4- This is the score to use when the brain of the evaluator has shut down. It is a cop out score to be used for writing that is not that good, but not as bad as some other third grade writing.
3- A 3 should be used for a paper that makes you want to quit teaching or maybe reading, but you would rather continue scoring than be fired.
2- A 2 is a good score for "compositions" that are three lines long, but take quite a while to read because they are sloppy and do not make sense. A good rule of thumb is to give a paper a 2 if the paper seems like it is written in another language when you first start scoring it. After a while, you agree that it is English, but you still don't know what it says.
1- This is my favorite score because it can be used for papers that are three words long except none of the words are actually words. 1 papers are easy to spot.

Please feel free to score my post using the rubric above. I would probably give myself a 4, but my brain shut off a long time ago.

Monday, September 6, 2010

A Little Tanner, A Little Older--Whoops I Mean Wiser

When I look at myself in the mirror, ultimately, there is only one thing I want to see. I want to see a girl or a woman who does the right thing. In my career and in my personal life and in my family I try to follow my moral compass.

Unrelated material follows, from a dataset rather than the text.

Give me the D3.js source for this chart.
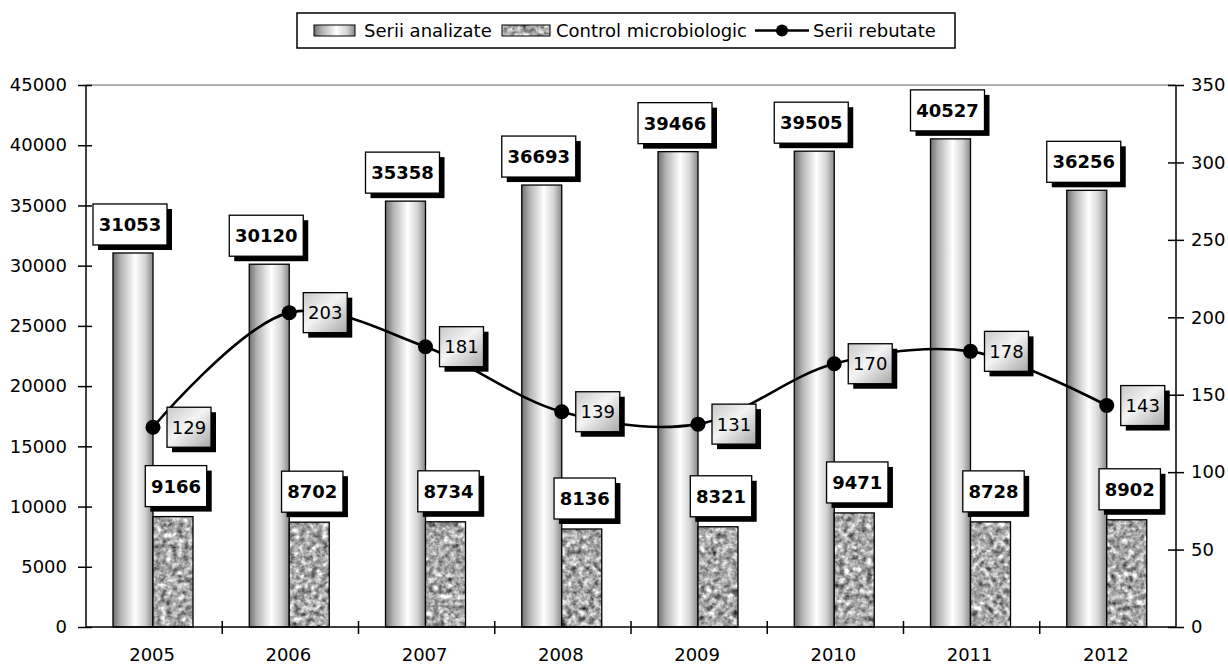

Months ago one of my best friends came to me and asked for help. She was in a bad marriage and was literally afraid to leave her husband. She was also afraid of what she would do to herself if she remained in this relationship. I didn't hesitate and I didn't question her. I just said, "I will help you." My roommate who is also best friends with this girl responded exactly the same.

I have never wavered in my decision to help her. I understand that I am taking on personal risk because the man she is leaving is quite unstable. I understand that I am taking on gossip because my friend isn't going to air her dirty laundry and people who don't know the whole story see things differently.

I have had to cover all the windows in my house. I had to warn my work not to allow any personal visitors to my classroom. I had to stay out of my house so that he couldn't come find me this weekend.

I am completely satisfied with my choice. I am anxious about danger I might have taken on, but I accept risk. The thing that is shocking me most as my friend has made this decision is the reaction of my Christian brothers and sisters.

My friend has had people sending her scripture saying she would be damned to Hell for seeking divorce. There are so many rumors flying around about my friend and also me and my roommate.

I knew that the man who my friend was leaving would have an over the top and irrational reaction. I had no idea that so many others who have only surface knowledge of this situation would judge her and me apparently.

I pray that I can continue to handle all of this with grace. I know why I did what I did to help my friend and I do not question that. Let people talk and do what they will.